How do you draw the line between the two?

To me, collected means taking a group of objects­—travel mementos, family heirlooms, personal items—and editing them down to the most important of the bunch. Accessories, art, and flowers give life to a room and spirit to a home, but you don’t want them all lined up on a shelf. Everything needs to be there for a reason, or it feels cluttered.

You clearly relish a good DIY project.

Early in my career, my budget often demanded that kind of creativity. That midcentury bar cart? I bought it years ago, spray-painted it cream, and lined the glass with fabric. I still love it.

What’s that showstopping artwork in the sunroom?

It’s actually a piece of scenic wallpaper hand-painted by the artist Paul Montgomery. It was a gift from my former design firm, and this was the only room with a ceiling tall enough to accommodate it. I decorated the entire space around it. The walls are in Benjamin Moore Guilford Green; here, it acts as a neutral and helps bring a feeling of the outdoors inside. I’m constantly inspired by nature, and I also specialize in garden design. The blue ceiling nods to the “haint blue” verandas popular in Charleston.

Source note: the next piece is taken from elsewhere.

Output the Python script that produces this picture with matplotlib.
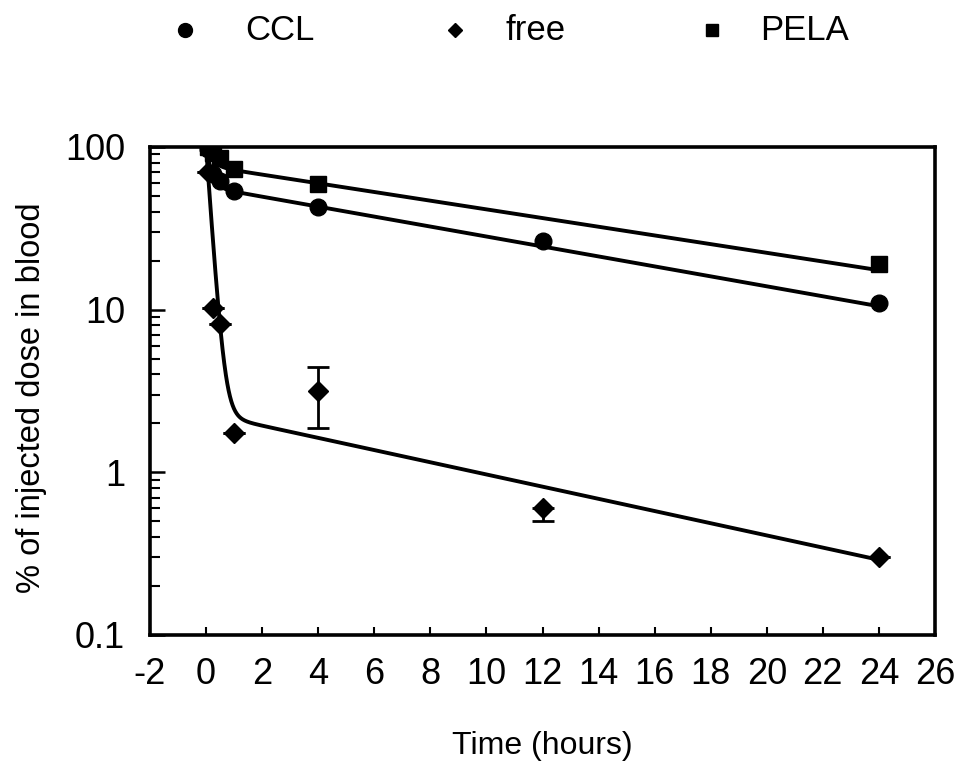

I love historic shades because they have complex pigments and tend to change color throughout the day, depending on the light. It’s another subtle way to make a room more interesting. The blue also works with the drapery panels, which help define the space; otherwise, your eye wanders from window to window without a place to land.

But this is about more than aesthetics, right? You don’t just live here, you also work from home. How do you create a separation?

It’s hard. The dining room isn’t only for dinnertime; it’s also for meeting with sales reps and clients. The guest room doubles as my office, so half the room houses my clothing and the bed while the other half is where we stash our materials library and office supplies. My coping method is to stay organized. When I’m in my living room, I don’t want to be staring at fabric samples. I want to relax and enjoy my home.